--- WHAT YOU ARE ASKED TO DO ---
Copy the data precisely, character for character, and leave out every picture.
(begin)
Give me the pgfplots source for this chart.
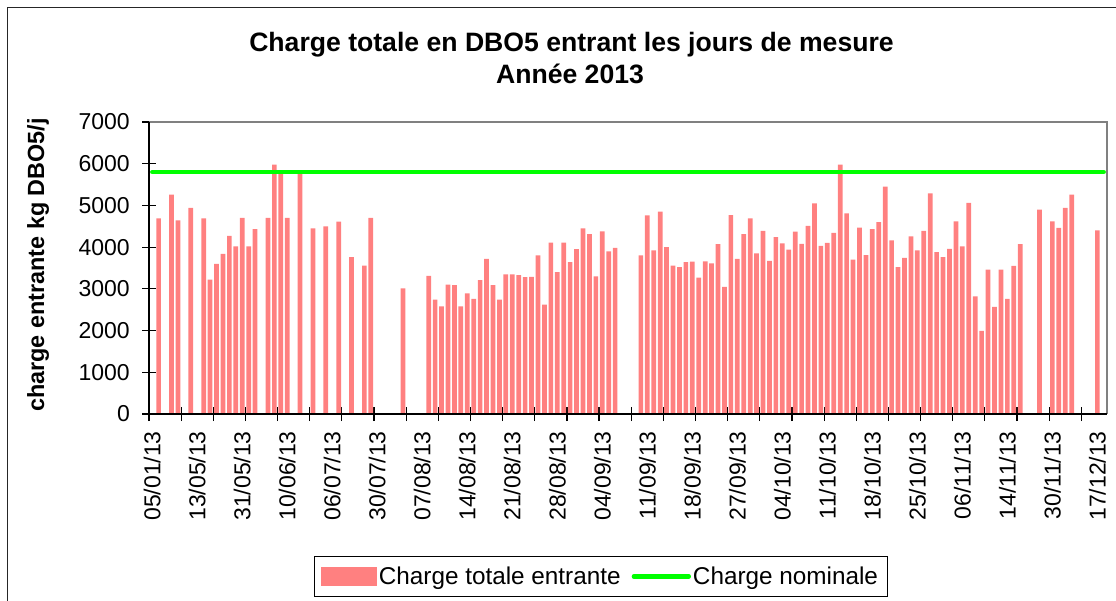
\documentclass[border=0pt]{standalone}
\usepackage{pgfplots}
\pgfplotsset{compat=1.18}
\usepackage{pgfplotstable}
\usepackage{fontspec}
\setmainfont{Liberation Sans}
\definecolor{barcol}{HTML}{FF8080}
\definecolor{linecol}{HTML}{00FF00}
\pgfplotstableread{
idx val
1 4690
3 5260
4 4640
6 4940
8 4690
9 3220
10 3600
11 3840
12 4270
13 4020
14 4700
15 4020
16 4430
18 4700
19 5980
20 5770
21 4700
23 5780
25 4450
27 4500
29 4610
31 3760
33 3560
34 4700
39 3010
43 3310
44 2740
45 2580
46 3100
47 3090
48 2580
49 2890
50 2760
51 3210
52 3720
53 3090
54 2740
55 3350
56 3350
57 3330
58 3280
59 3290
60 3800
61 2620
62 4110
63 3400
64 4110
65 3640
66 3950
67 4450
68 4310
69 3300
70 4380
71 3900
72 3980
76 3800
77 4760
78 3920
79 4850
80 4000
81 3560
82 3520
83 3640
84 3650
85 3270
86 3660
87 3610
88 4070
89 3050
90 4770
91 3720
92 4310
93 4690
94 3850
95 4390
96 3670
97 4240
98 4090
99 3940
100 4370
101 4080
102 4510
103 5050
104 4030
105 4100
106 4340
107 5980
108 4810
109 3700
110 4470
111 3810
112 4430
113 4600
114 5450
115 4160
116 3520
117 3740
118 4260
119 3920
120 4390
121 5290
122 3880
123 3760
124 3960
125 4620
126 4020
127 5060
128 2820
129 1990
130 3460
131 2570
132 3460
133 2760
134 3550
135 4070
138 4900
140 4620
141 4460
142 4940
143 5260
147 4400
}\charge
\begin{document}
\begin{tikzpicture}[x=1pt,y=1pt]
\useasboundingbox (0,0) rectangle (1116,600);
\clip (0,0) rectangle (1116,600);
\draw[line width=1.3pt, black!85] (7.5,-20) -- (7.5,592.5) -- (1140,592.5);
\node[anchor=base, font=\fontsize{26.6}{30}\selectfont\bfseries] at (571.5,548.3) {Charge totale en DBO5 entrant les jours de mesure};
\node[anchor=base, font=\fontsize{26.6}{30}\selectfont\bfseries] at (570,516) {Année 2013};
\node[rotate=90, anchor=base, font=\fontsize{23.4}{28}\selectfont\bfseries] at (44,335) {charge entrante kg DBO5/j};
\begin{axis}[
  at={(149pt,186pt)}, anchor=south west,
  scale only axis, width=958pt, height=292pt,
  xmin=-0.5, xmax=148.5, ymin=0, ymax=7000,
  clip=false,
  axis line style={draw=none},
  xtick pos=bottom, ytick pos=left,
  ytick={0,1000,...,7000},
  xtick={-0.5,4.5,...,144.5},
  xticklabels={},
  extra x ticks={0,7,...,147},
  extra x tick labels={05/01/13,13/05/13,31/05/13,10/06/13,06/07/13,30/07/13,07/08/13,14/08/13,21/08/13,28/08/13,04/09/13,11/09/13,18/09/13,27/09/13,04/10/13,11/10/13,18/10/13,25/10/13,06/11/13,14/11/13,30/11/13,17/12/13},
  extra x tick style={major tick length=0pt, xticklabel style={rotate=90, anchor=east, xshift=-17pt, inner sep=0pt}},
  tick align=center,
  major tick length=14pt,
  tick style={black, line width=1.2pt},
  yticklabel style={/pgf/number format/1000 sep={}, /pgf/number format/assume math mode=true, anchor=east, inner sep=0pt, xshift=-12pt},
  tick label style={font=\fontsize{23}{27}\selectfont},
  legend style={at={(0.1722,-0.4863)}, anchor=north west, draw=black, line width=0.8pt,
    font=\fontsize{24.3}{28}\selectfont, legend columns=2, inner xsep=7pt, inner ysep=8.5pt,
    /tikz/every even column/.append style={column sep=9pt}},
  legend cell align=left,
]
\addplot[ybar, bar width=4.7pt, fill=barcol, draw=none,
  legend image code/.code={\fill[barcol] (0pt,-9.6pt) rectangle (55.5pt,9.6pt);}]
  table[x=idx, y=val] {\charge};
\addlegendentry{Charge totale entrante}
\addplot[linecol, line width=4.3pt, line cap=round,
  legend image code/.code={\draw[linecol, line width=4.3pt, line cap=round] (0pt,0pt) -- (55pt,0pt);}]
  coordinates {(0,5800) (148,5800)};
\addlegendentry{Charge nominale}
\draw[gray, line width=1.5pt] (rel axis cs:0,1) -- (rel axis cs:1,1) -- (rel axis cs:1,0);
\draw[black, line width=1.5pt] (rel axis cs:0,1) -- (rel axis cs:0,0) -- (rel axis cs:1,0);
\end{axis}
\end{tikzpicture}
\end{document}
(end)
--- COMPLETE RESPONSE ---
Give me the pgfplots source for this chart.
\documentclass[border=0pt]{standalone}
\usepackage{pgfplots}
\pgfplotsset{compat=1.18}
\usepackage{pgfplotstable}
\usepackage{fontspec}
\setmainfont{Liberation Sans}
\definecolor{barcol}{HTML}{FF8080}
\definecolor{linecol}{HTML}{00FF00}
\pgfplotstableread{
idx val
1 4690
3 5260
4 4640
6 4940
8 4690
9 3220
10 3600
11 3840
12 4270
13 4020
14 4700
15 4020
16 4430
18 4700
19 5980
20 5770
21 4700
23 5780
25 4450
27 4500
29 4610
31 3760
33 3560
34 4700
39 3010
43 3310
44 2740
45 2580
46 3100
47 3090
48 2580
49 2890
50 2760
51 3210
52 3720
53 3090
54 2740
55 3350
56 3350
57 3330
58 3280
59 3290
60 3800
61 2620
62 4110
63 3400
64 4110
65 3640
66 3950
67 4450
68 4310
69 3300
70 4380
71 3900
72 3980
76 3800
77 4760
78 3920
79 4850
80 4000
81 3560
82 3520
83 3640
84 3650
85 3270
86 3660
87 3610
88 4070
89 3050
90 4770
91 3720
92 4310
93 4690
94 3850
95 4390
96 3670
97 4240
98 4090
99 3940
100 4370
101 4080
102 4510
103 5050
104 4030
105 4100
106 4340
107 5980
108 4810
109 3700
110 4470
111 3810
112 4430
113 4600
114 5450
115 4160
116 3520
117 3740
118 4260
119 3920
120 4390
121 5290
122 3880
123 3760
124 3960
125 4620
126 4020
127 5060
128 2820
129 1990
130 3460
131 2570
132 3460
133 2760
134 3550
135 4070
138 4900
140 4620
141 4460
142 4940
143 5260
147 4400
}\charge
\begin{document}
\begin{tikzpicture}[x=1pt,y=1pt]
\useasboundingbox (0,0) rectangle (1116,600);
\clip (0,0) rectangle (1116,600);
\draw[line width=1.3pt, black!85] (7.5,-20) -- (7.5,592.5) -- (1140,592.5);
\node[anchor=base, font=\fontsize{26.6}{30}\selectfont\bfseries] at (571.5,548.3) {Charge totale en DBO5 entrant les jours de mesure};
\node[anchor=base, font=\fontsize{26.6}{30}\selectfont\bfseries] at (570,516) {Année 2013};
\node[rotate=90, anchor=base, font=\fontsize{23.4}{28}\selectfont\bfseries] at (44,335) {charge entrante kg DBO5/j};
\begin{axis}[
  at={(149pt,186pt)}, anchor=south west,
  scale only axis, width=958pt, height=292pt,
  xmin=-0.5, xmax=148.5, ymin=0, ymax=7000,
  clip=false,
  axis line style={draw=none},
  xtick pos=bottom, ytick pos=left,
  ytick={0,1000,...,7000},
  xtick={-0.5,4.5,...,144.5},
  xticklabels={},
  extra x ticks={0,7,...,147},
  extra x tick labels={05/01/13,13/05/13,31/05/13,10/06/13,06/07/13,30/07/13,07/08/13,14/08/13,21/08/13,28/08/13,04/09/13,11/09/13,18/09/13,27/09/13,04/10/13,11/10/13,18/10/13,25/10/13,06/11/13,14/11/13,30/11/13,17/12/13},
  extra x tick style={major tick length=0pt, xticklabel style={rotate=90, anchor=east, xshift=-17pt, inner sep=0pt}},
  tick align=center,
  major tick length=14pt,
  tick style={black, line width=1.2pt},
  yticklabel style={/pgf/number format/1000 sep={}, /pgf/number format/assume math mode=true, anchor=east, inner sep=0pt, xshift=-12pt},
  tick label style={font=\fontsize{23}{27}\selectfont},
  legend style={at={(0.1722,-0.4863)}, anchor=north west, draw=black, line width=0.8pt,
    font=\fontsize{24.3}{28}\selectfont, legend columns=2, inner xsep=7pt, inner ysep=8.5pt,
    /tikz/every even column/.append style={column sep=9pt}},
  legend cell align=left,
]
\addplot[ybar, bar width=4.7pt, fill=barcol, draw=none,
  legend image code/.code={\fill[barcol] (0pt,-9.6pt) rectangle (55.5pt,9.6pt);}]
  table[x=idx, y=val] {\charge};
\addlegendentry{Charge totale entrante}
\addplot[linecol, line width=4.3pt, line cap=round,
  legend image code/.code={\draw[linecol, line width=4.3pt, line cap=round] (0pt,0pt) -- (55pt,0pt);}]
  coordinates {(0,5800) (148,5800)};
\addlegendentry{Charge nominale}
\draw[gray, line width=1.5pt] (rel axis cs:0,1) -- (rel axis cs:1,1) -- (rel axis cs:1,0);
\draw[black, line width=1.5pt] (rel axis cs:0,1) -- (rel axis cs:0,0) -- (rel axis cs:1,0);
\end{axis}
\end{tikzpicture}
\end{document}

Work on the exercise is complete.